The vineyard is disposed along the slopes on horizontal levels and, more recently, they are planted along the lines of the greatest slopes, so called “Vinha ao Alto” (vertically planted vines).
Soil - Schist greywacke ante-Ordovician, with some inclusions of a geological formation of granitic involving nature.
Height - Up to 600 meters.
The producing process includes stopping the fermentation of the must by adding grape brandy (benefit or fortification), the blending of wines and the ageing. The fermentation in stainless steel vats with pellicle maceration and pump over to the temperature of 28-30ºC, until reaching the desired Bé, adding grape brandy at this phase. It is a high quality wine obtained by the blending of different matured wines.
Bright garnet colour with orange reflexes. Large and perfumed nose with an intense bouquet of dried fruits, spices, notes of caramel and a roasting touch. In the mouth it is full-bodied, unctuous and complex but, simultaneously, reveals a notable elegance extended in the persistent finish.

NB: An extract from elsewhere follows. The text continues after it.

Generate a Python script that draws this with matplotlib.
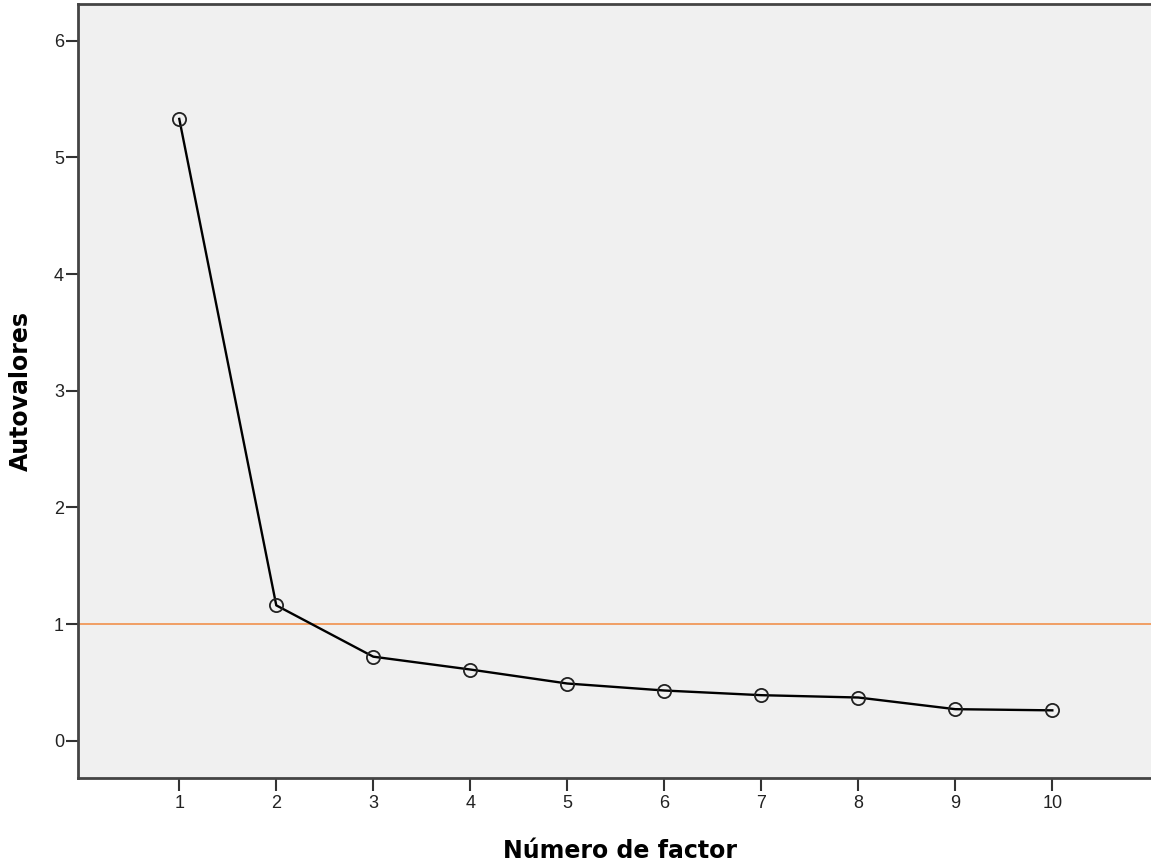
import matplotlib.pyplot as plt

plt.rcParams['font.family'] = ['Liberation Sans', 'DejaVu Sans']

factores = [1, 2, 3, 4, 5, 6, 7, 8, 9, 10]
autovalores = [5.33, 1.16, 0.72, 0.61, 0.49, 0.43, 0.39, 0.37, 0.27, 0.26]
corte = 1.0

fig = plt.figure(figsize=(11.51, 8.65), dpi=100)
ax = fig.add_axes([78 / 1151, 1 - 778 / 865, 1 - 78 / 1151 + 0.01, (778 - 4) / 865])
ax.set_facecolor('#f0f0f0')

# linea de referencia en autovalor = 1
ax.axhline(corte, color='#f0883e', linewidth=1.1, zorder=2)

ax.plot(factores, autovalores, color='black', linewidth=1.7, marker='o',
        markersize=9.5, markerfacecolor='none', markeredgecolor='#222222',
        markeredgewidth=1.3, zorder=3)

ax.set_xlim(-0.044, 11.136)
ax.set_ylim(-0.32, 6.315)
ax.set_xticks(factores)
ax.set_yticks(range(0, 7))

for lado in ['left', 'bottom', 'top', 'right']:
    ax.spines[lado].set_color('#444444')
    ax.spines[lado].set_linewidth(2)

ax.tick_params(axis='both', direction='out', length=9, width=1.5,
               color='#333333', labelsize=13, labelcolor='#222222')
ax.tick_params(axis='y', pad=1)
ax.tick_params(axis='x', pad=3)

ax.set_xlabel('Número de factor', fontsize=17, fontweight='bold', labelpad=20,
              family=['DejaVu Sans'])
ax.set_ylabel('Autovalores', fontsize=17, fontweight='bold', labelpad=15,
              family=['DejaVu Sans'])

fig.savefig('out.png', dpi=100)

The wine should be stored in a fresh, dry and dark place, without temperature variations. The bottle must remain up-right. As a natural product, the Port Wine is subject to create deposit when ageing. To guarantee the plenitude of his quality, this wine can be kept in the bottle up to 3 years and, once opened, should be consumed within 1 year. Ideal to be served with cakes and dried fruits at a temperature between 12º and 14ºC.